Друк 

Каждый живописец волен пред предпочитать в своем творчестве тот или инй жанр, главное — произведение должно быть наполнено смыслом. Счастливая возможность творить, данная художнику природой и условиями жизни, всегда предполагала необходимость общественного служения. Об этом говорилось и говорится сейчас так много, причем в плане констатации существующего и якобы ставшего в нашей художественной жизни всеобщей нормой, что невольно возникает мысль: а все ли так уж благополучно обстоит на самом деле? Не слишком ли часто изречение прописных истин мы, лукавя себя, принимаем за гражданское горение? Не потому ли и в художниках,  искренне и серьезно работающих над сюжетно-тематической картиной, мы подчас  подозреваем коньюнктурные соображения, и не боязнь ли этих подозрений нередко отвращает талантливых мастеров, в том числе и молодежь, от работы в этом жанре?

Есть на свете вещи, о которых художник не может не говорить.

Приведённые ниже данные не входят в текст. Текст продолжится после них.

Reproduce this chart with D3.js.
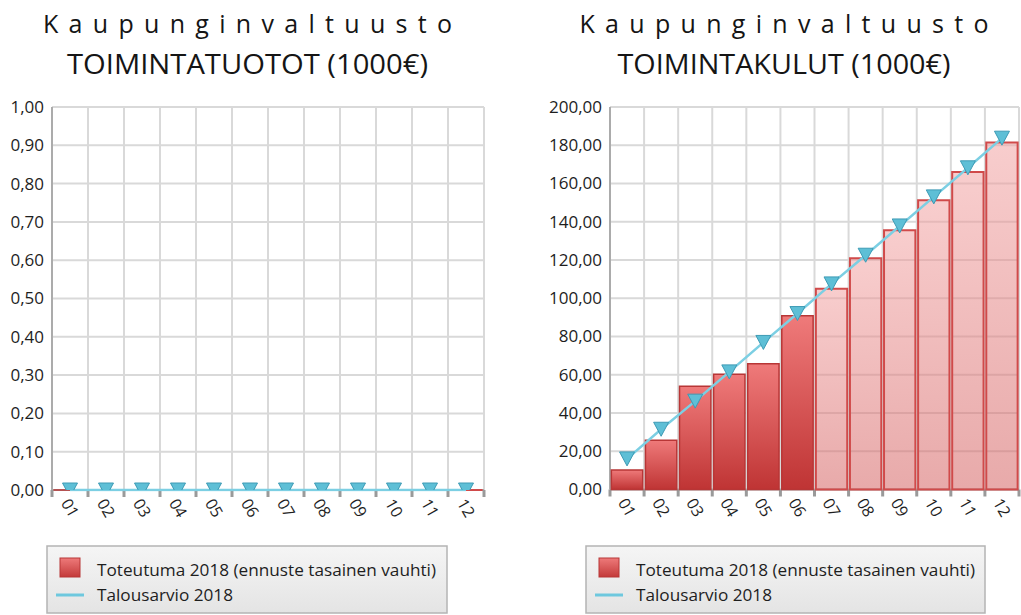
<!DOCTYPE html>
<html><head><meta charset="utf-8">
<script src="https://cdn.jsdelivr.net/npm/d3@7/dist/d3.min.js"></script>
<style>
html,body{margin:0;padding:0;background:#fff;}
svg{display:block;font-family:"Open Sans","Noto Sans",sans-serif;}
</style></head>
<body>
<svg id="c" width="1021" height="615"></svg>
<script>
// ---- data ----
const months = ["01","02","03","04","05","06","07","08","09","10","11","12"];
const barKind = ["actual","actual","actual","actual","actual","actual","forecast","forecast","forecast","forecast","forecast","forecast"];
const tuototToteutuma = [0,0,0,0,0,0,0,0,0,0,0,0];
const tuototTalousarvio = [0,0,0,0,0,0,0,0,0,0,0,0];
const kulutToteutuma = [10.2, 25.8, 54.0, 60.3, 65.7, 90.8, 105.0, 120.9, 135.5, 151.2, 166.0, 181.5];
const kulutTalousarvio = [16.0, 31.5, 46.2, 61.5, 76.9, 92.0, 107.5, 122.5, 137.8, 153.0, 168.2, 183.7];
const tuototTicks = [0,0.1,0.2,0.3,0.4,0.5,0.6,0.7,0.8,0.9,1.0];
const kulutTicks = [0,20,40,60,80,100,120,140,160,180,200];
const titleLine1 = "K a u p u n g i n v a l t u u s t o";
const titles = ["TOIMINTATUOTOT (1000€)","TOIMINTAKULUT (1000€)"];
const legendLabels = ["Toteutuma 2018 (ennuste tasainen vauhti)","Talousarvio 2018"];

// ---- layout ----
const charts = [
  {title:titles[0], bars:tuototToteutuma, line:tuototTalousarvio, ticks:tuototTicks,
   plot:{x0:52,x1:484,y0:107,y1:490}, cx:247.5, t1w:409, t2w:361, legendX:47, legendW:400},
  {title:titles[1], bars:kulutToteutuma, line:kulutTalousarvio, ticks:kulutTicks,
   plot:{x0:610,x1:1019,y0:107,y1:489.5}, cx:784, t1w:409, t2w:333, legendX:586, legendW:399}
];

const loc = d3.formatLocale({decimal:",", thousands:" ", grouping:[3], currency:["","€"]});
const fmt = loc.format(".2f");

const svg = d3.select("#c");
const defs = svg.append("defs");

function grad(id, stops){
  const g = defs.append("linearGradient").attr("id",id).attr("x1",0).attr("y1",0).attr("x2",0).attr("y2",1);
  stops.forEach(s=>g.append("stop").attr("offset",s[0]).attr("stop-color",s[1]).attr("stop-opacity",s[2]==null?1:s[2]));
}
grad("gActual",[[0,"#ef7a7a"],[1,"#bf3434"]]);
grad("gForecast",[[0,"#f2a4a4",0.55],[1,"#d56464",0.55]]);
grad("gLegend",[[0,"#f5f5f5"],[1,"#e4e4e4"]]);
grad("gIcon",[[0,"#ee7a7a"],[1,"#c33a3a"]]);

charts.forEach((c,ci)=>{
  const g = svg.append("g");
  const p = c.plot;
  const x = d3.scaleBand().domain(months).range([p.x0,p.x1]).paddingInner(0.08).paddingOuter(0.04);
  const xb = d3.scaleBand().domain(months).range([p.x0,p.x1]); // full bands for grid
  const y = d3.scaleLinear().domain([c.ticks[0], c.ticks[c.ticks.length-1]]).range([p.y1,p.y0]);

  // titles
  g.append("text").attr("x",c.cx).attr("y",33).attr("text-anchor","middle")
    .attr("font-size",25).attr("fill","#151515")
    .attr("textLength",c.t1w).attr("lengthAdjust","spacing").text(titleLine1);
  g.append("text").attr("x",c.cx).attr("y",74).attr("text-anchor","middle")
    .attr("font-size",27).attr("fill","#151515")
    .attr("textLength",c.t2w).attr("lengthAdjust","spacingAndGlyphs").text(c.title);

  // grid
  const vx = months.map(m=>xb(m)).concat([p.x1]);
  g.selectAll(".hg").data(c.ticks).join("line")
    .attr("x1",p.x0).attr("x2",p.x1).attr("y1",d=>y(d)).attr("y2",d=>y(d))
    .attr("stroke","#d9d9d9").attr("stroke-width",2);
  g.selectAll(".vg").data(vx).join("line")
    .attr("x1",d=>d).attr("x2",d=>d).attr("y1",p.y0).attr("y2",p.y1)
    .attr("stroke","#d9d9d9").attr("stroke-width",2);

  // axes
  g.append("line").attr("x1",p.x0).attr("x2",p.x0).attr("y1",p.y0).attr("y2",p.y1)
    .attr("stroke","#ababab").attr("stroke-width",2);
  g.append("line").attr("x1",p.x0).attr("x2",p.x1).attr("y1",p.y1).attr("y2",p.y1)
    .attr("stroke","#ababab").attr("stroke-width",2);
  g.selectAll(".tk").data(vx).join("line")
    .attr("x1",d=>d).attr("x2",d=>d).attr("y1",p.y1).attr("y2",p.y1+7)
    .attr("stroke","#9a9a9a").attr("stroke-width",3);

  // y labels
  g.selectAll(".yl").data(c.ticks).join("text")
    .attr("x",p.x0-8).attr("y",d=>y(d)).attr("dy","0.35em").attr("text-anchor","end")
    .attr("font-size",17).attr("fill","#1e1e1e").text(d=>fmt(d));

  // x labels
  g.selectAll(".xl").data(months).join("text")
    .attr("transform",d=>`translate(${xb(d)+xb.bandwidth()/2},${p.y1+18}) rotate(60)`)
    .attr("text-anchor","middle").attr("dy","0.35em")
    .attr("font-size",16).attr("fill","#1e1e1e").text(d=>d);

  // bars
  g.selectAll(".bar").data(c.bars).join("path")
    .attr("d",(d,i)=>{
      const x0=x(months[i]), w=x.bandwidth(), yt=y(d), yb=y(0);
      return `M${x0},${yb}V${yt}H${x0+w}V${yb}Z`;
    })
    .attr("fill",(d,i)=>barKind[i]==="actual"?"url(#gActual)":"url(#gForecast)")
    .attr("stroke",(d,i)=>barKind[i]==="actual"?"#b83636":"#d04a4a")
    .attr("stroke-width",(d,i)=>barKind[i]==="actual"?1.5:2);

  // clip for line/markers
  const cid = "clip"+ci;
  defs.append("clipPath").attr("id",cid).append("rect")
    .attr("x",p.x0).attr("y",p.y0-12).attr("width",p.x1-p.x0).attr("height",p.y1-p.y0+13.5);
  const lg = g.append("g").attr("clip-path",`url(#${cid})`);
  const cx = (d,i)=>xb(months[i])+xb.bandwidth()/2;
  lg.append("path").datum(c.line)
    .attr("d",d3.line().x(cx).y(d=>y(d)))
    .attr("fill","none").attr("stroke","#7ccfe3").attr("stroke-width",2.5);
  lg.selectAll(".mk").data(c.line).join("path")
    .attr("d",(d,i)=>{const px=cx(d,i), py=y(d); return `M${px-7.5},${py-7}L${px+7.5},${py-7}L${px},${py+7}Z`;})
    .attr("fill","#5ebfd6").attr("stroke","#3e9bb5").attr("stroke-width",1);
  // cover marker parts below the axis
  const mk2 = "clipm"+ci;
  lg.selectAll("path").filter((d,i)=>i>0).attr("clip-path",`url(#${mk2})`);
  defs.append("clipPath").attr("id",mk2).append("rect")
    .attr("x",p.x0).attr("y",p.y0-12).attr("width",p.x1-p.x0).attr("height",p.y1-p.y0+12);

  // legend
  const L = g.append("g").attr("transform",`translate(${c.legendX},546)`);
  L.append("rect").attr("x",0).attr("y",0).attr("width",c.legendW).attr("height",67)
    .attr("fill","url(#gLegend)").attr("stroke","#b4b4b4").attr("stroke-width",1.5);
  L.append("rect").attr("x",13).attr("y",12).attr("width",20).attr("height",19)
    .attr("fill","url(#gIcon)").attr("stroke","#b83636").attr("stroke-width",1);
  L.append("text").attr("x",50).attr("y",30).attr("font-size",17).attr("fill","#1e1e1e")
    .attr("textLength",339).attr("lengthAdjust","spacingAndGlyphs").text(legendLabels[0]);
  L.append("line").attr("x1",9).attr("x2",37).attr("y1",49).attr("y2",49)
    .attr("stroke","#6ec8de").attr("stroke-width",3);
  L.append("text").attr("x",50).attr("y",55).attr("font-size",17).attr("fill","#1e1e1e")
    .attr("textLength",136).attr("lengthAdjust","spacingAndGlyphs").text(legendLabels[1]);
});
</script>
</body></html>
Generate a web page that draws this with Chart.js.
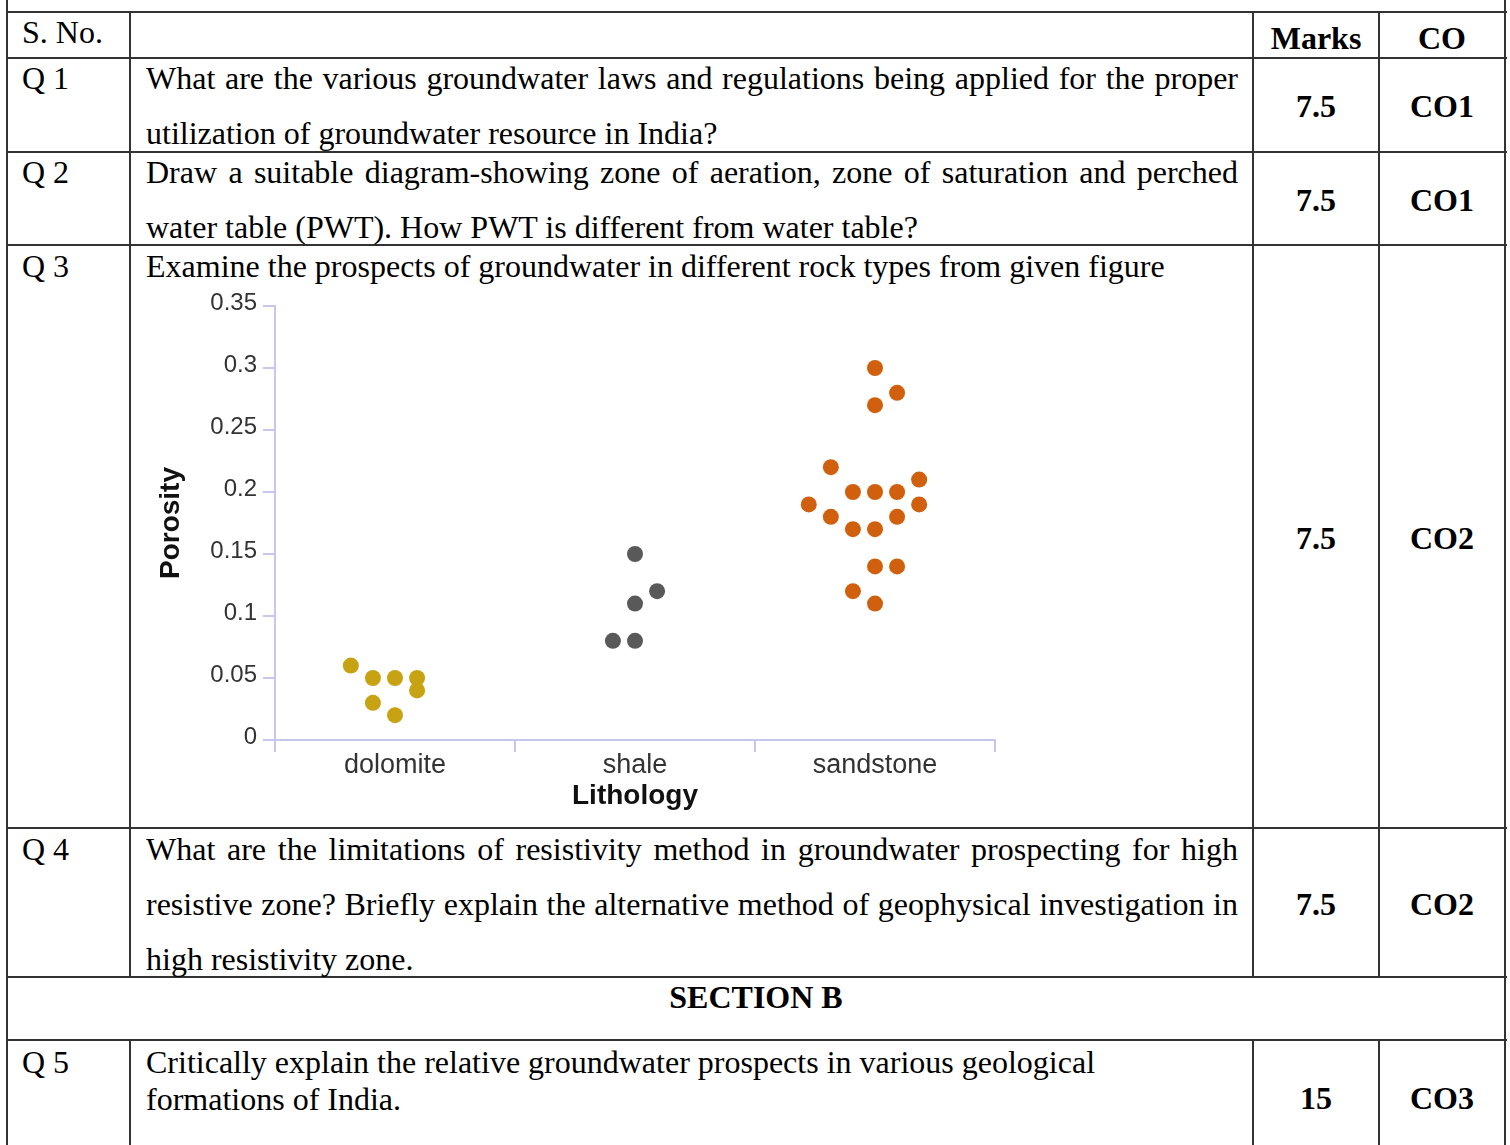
<!DOCTYPE html>
<html>
<head>
<meta charset="utf-8">
<script src="https://cdn.jsdelivr.net/npm/chart.js@4.4.0/dist/chart.umd.min.js"></script>
<style>
body { margin:0; background:#fff; width:1510px; height:1145px; overflow:hidden; position:relative;
       font-family:"Liberation Serif","Times New Roman",serif; font-size:32px; color:#000; }
.h { position:absolute; left:6px; width:1501px; height:2px; background:#333; }
.v { position:absolute; width:2px; background:#333; }
.t { position:absolute; height:40px; line-height:40px; white-space:nowrap; }
.q { left:146px; width:1092px; }
.j { text-align:justify; text-align-last:justify; white-space:normal; overflow:hidden; }
.n { left:22px; }
.m { left:1253px; width:126px; text-align:center; font-weight:bold; }
.c { left:1379px; width:126px; text-align:center; font-weight:bold; }
#chartBox { position:absolute; left:150px; top:285px; }
</style>
</head>
<body>

<!-- table lines -->
<div class="h" style="top:11px"></div>
<div class="h" style="top:57px"></div>
<div class="h" style="top:151px"></div>
<div class="h" style="top:244px"></div>
<div class="h" style="top:827px"></div>
<div class="h" style="top:976px"></div>
<div class="h" style="top:1039px"></div>
<div class="v" style="left:6px; top:0; height:1145px"></div>
<div class="v" style="left:1504px; top:0; height:1145px"></div>
<div class="v" style="left:129px; top:11px; height:967px"></div>
<div class="v" style="left:1252px; top:11px; height:967px"></div>
<div class="v" style="left:1378px; top:11px; height:967px"></div>
<div class="v" style="left:129px; top:1039px; height:106px"></div>
<div class="v" style="left:1252px; top:1039px; height:106px"></div>
<div class="v" style="left:1378px; top:1039px; height:106px"></div>

<!-- header -->
<div class="t n" style="top:12px">S. No.</div>
<div class="t m" style="top:18px">Marks</div>
<div class="t c" style="top:18px">CO</div>

<!-- Q1 -->
<div class="t n" style="top:58px">Q 1</div>
<div class="t q j" style="top:58px">What are the various groundwater laws and regulations being applied for the proper</div>
<div class="t q" style="top:113px">utilization of groundwater resource in India?</div>
<div class="t m" style="top:86px">7.5</div>
<div class="t c" style="top:86px">CO1</div>

<!-- Q2 -->
<div class="t n" style="top:152px">Q 2</div>
<div class="t q j" style="top:152px">Draw a suitable diagram-showing zone of aeration, zone of saturation and perched</div>
<div class="t q" style="top:207px">water table (PWT). How PWT is different from water table?</div>
<div class="t m" style="top:180px">7.5</div>
<div class="t c" style="top:180px">CO1</div>

<!-- Q3 -->
<div class="t n" style="top:246px">Q 3</div>
<div class="t q" style="top:246px">Examine the prospects of groundwater in different rock types from given figure</div>
<div class="t m" style="top:518px">7.5</div>
<div class="t c" style="top:518px">CO2</div>
<div id="chartBox"><canvas id="porosityChart" width="870" height="532"></canvas></div>

<!-- Q4 -->
<div class="t n" style="top:829px">Q 4</div>
<div class="t q j" style="top:829px">What are the limitations of resistivity method in groundwater prospecting for high</div>
<div class="t q j" style="top:884px">resistive zone? Briefly explain the alternative method of geophysical investigation in</div>
<div class="t q" style="top:939px">high resistivity zone.</div>
<div class="t m" style="top:884px">7.5</div>
<div class="t c" style="top:884px">CO2</div>

<!-- section B -->
<div class="t" style="top:977px; left:7px; width:1498px; text-align:center; font-weight:bold">SECTION B</div>

<!-- Q5 -->
<div class="t n" style="top:1042px">Q 5</div>
<div class="t q" style="top:1042px">Critically explain the relative groundwater prospects in various geological</div>
<div class="t q" style="top:1079px">formations of India.</div>
<div class="t m" style="top:1078px">15</div>
<div class="t c" style="top:1078px">CO3</div>

<script>
// chart data
const categories = ['dolomite', 'shale', 'sandstone'];
const yTicks = [0, 0.05, 0.1, 0.15, 0.2, 0.25, 0.3, 0.35];

// slot = column of the dot inside its lithology (beeswarm), porosity = value
const dolomiteSlot     = [-2, -1, 0, 1, 1, -1, 0];
const dolomitePorosity = [0.06, 0.05, 0.05, 0.05, 0.04, 0.03, 0.02];

const shaleSlot     = [0, 1, 0, -1, 0];
const shalePorosity = [0.15, 0.12, 0.11, 0.08, 0.08];

const sandstoneSlot     = [0, 1, 0, -2, 2, -1, 0, 1, -3, 2, -2, 1, -1, 0, 0, 1, -1, 0];
const sandstonePorosity = [0.30, 0.28, 0.27, 0.22, 0.21, 0.20, 0.20, 0.20, 0.19, 0.19, 0.18, 0.18, 0.17, 0.17, 0.14, 0.14, 0.12, 0.11];

var axisColor = '#c6c6ee';
var dotStep = 0.092;

function points(catIndex, slots, values)
{
    return values.map(function(v, i) {
        return { x: catIndex + 0.5 + slots[i] * dotStep, y: v };
    });
}

function dataset(label, pts, color)
{
    return {
        label           : label,
        data            : pts,
        backgroundColor : color,
        borderWidth     : 0,
        pointRadius     : 8,
        pointHoverRadius: 8
    };
}

var ctx = document.getElementById('porosityChart').getContext('2d');

new Chart(ctx, {
    type: 'scatter',
    data: {
        datasets: [
            dataset(categories[0], points(0, dolomiteSlot, dolomitePorosity), '#c7a313'),
            dataset(categories[1], points(1, shaleSlot, shalePorosity), '#595959'),
            dataset(categories[2], points(2, sandstoneSlot, sandstonePorosity), '#d0600e')
        ]
    },
    options: {
        responsive : false,
        animation  : false,
        layout     : { padding: { top: 21, right: 25, left: 0, bottom: 0 } },
        plugins    : { legend: { display: false }, tooltip: { enabled: false } },
        scales: {
            x: {
                type: 'linear',
                min : 0,
                max : 3,
                afterBuildTicks: function(scale) {
                    scale.ticks = [0, 0.5, 1, 1.5, 2, 2.5, 3].map(function(v) { return { value: v }; });
                },
                afterFit: function(scale) { scale.height = 77; },
                ticks: {
                    autoSkip   : false,
                    maxRotation: 0,
                    padding    : 0,
                    color      : '#333',
                    font       : { family: 'Liberation Sans, Arial, sans-serif', size: 27, lineHeight: 1 },
                    callback   : function(v) { return (v % 1 === 0.5) ? categories[Math.floor(v)] : ''; }
                },
                grid: {
                    drawOnChartArea: false,
                    tickLength     : 12,
                    lineWidth      : 2,
                    color          : function(c) { return (c.tick && c.tick.value % 1 === 0) ? axisColor : 'rgba(0,0,0,0)'; }
                },
                border: { color: axisColor, width: 2 },
                title: {
                    display: true,
                    text   : 'Lithology',
                    color  : '#111',
                    font   : { family: 'Liberation Sans, Arial, sans-serif', size: 28, weight: 'bold' },
                    padding: { top: 0, bottom: 4 }
                }
            },
            y: {
                min: 0,
                max: 0.35,
                afterBuildTicks: function(scale) {
                    scale.ticks = yTicks.map(function(v) { return { value: v }; });
                },
                afterFit: function(scale) { scale.width = 125; },
                ticks: {
                    padding    : 6,
                    labelOffset: -3,
                    color      : '#333',
                    font       : { family: 'Liberation Sans, Arial, sans-serif', size: 24 },
                    callback   : function(v) { return String(+v.toFixed(2)); }
                },
                grid: {
                    drawOnChartArea: false,
                    tickLength     : 12,
                    lineWidth      : 2,
                    color          : axisColor
                },
                border: { color: axisColor, width: 2 },
                title: {
                    display: true,
                    text   : 'Porosity',
                    color  : '#111',
                    font   : { family: 'Liberation Sans, Arial, sans-serif', size: 28, weight: 'bold' },
                    padding: { top: 4, bottom: 0 }
                }
            }
        }
    }
});
</script>
</body>
</html>
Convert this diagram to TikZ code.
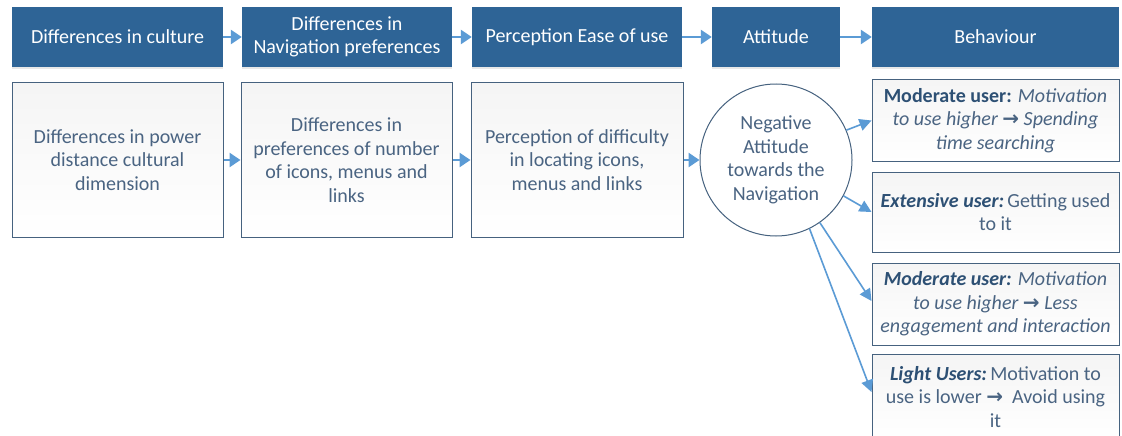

История показывает, что художники всегда были неважными философами в прямом понимании этого слова ( не случайно творцы нефигуративного искусства, осознавая смысловую неполноценность своих созданий, любят так много философствовать над ними). Но эмоционально -познавальное объяснение всего сущего в образах материально-зримых всегда было крайне важным для цивилизованного человечества. В искусстве чувство ни в коем случае не должно подавляться вымыслом, как бы прекрасен он не был. Мне кажется, что именно приверженность художника к «извечным», скорее даже не философским, а житейским истинам, убежденность в своих взглядах, чувство добра и любви и, конечно, мера отпущенного ему творческого дара создают произведения, нужные людям. Потому что не было и нет художников, безразличных к зрительской аудитории. Иное дело, что здесь ищет художник. Один что-то хочет сказать людям полезное или доброе, другой ждет от публики оваций. Мне думается, что художник должен всегда ясно осознавать просветительское предназначение своего искусства, а его искренность избавит его от банальности, к выражению каких бы, казалось, простых и обыденных явлений он ни обращался.

Я всегда верил в это, и, видимо, поэтому у меня никогда не возникало ничего похожего на сомнения в целесообразности сюжетно-тематической картины. Для меня это естественный способ выражения моих жизненных впечатлений, пристрастий и представление о красоте, являющейся одной из врожденных потребностей человека: единственная возможность донести, прежде всего до моих земляков — тружеников закарпатской земли, наше общее понимание ее. Максим Рыльский сказал об этом просто и по-философски глубоко: «У счастье нашего есть равных два крыла: цвет роз и виноград, прекрасное с полезным». В полной мере отвечает этой задаче сочетания прекрасного с полезным традиционная сюжетно-тематическая картина, и, по-моему, никакие другие, вроде бы адекватные формы ( диптихи, триптихи и т.д.) ее заменить не могут. Очень часто полиптихи всё-таки напоминают роман с продолжением, которое еще не написано. Традиционная ( иначе говоря, классическая) картина ставит художника в самые трудные и тем благоприятные для ее создания условия, диктуемые реальными ситуациями и наблюдениями, сложнейшими жизненными коллизиями, которые должны быть выражены в исчерпывающе ясной и точной образной форме, но не формуле.

Я родился и вырос в закарпатском селе, и вся моя творческая работа связана с ним, и это мне представляется закономерным — жизнь людей и природу моего края.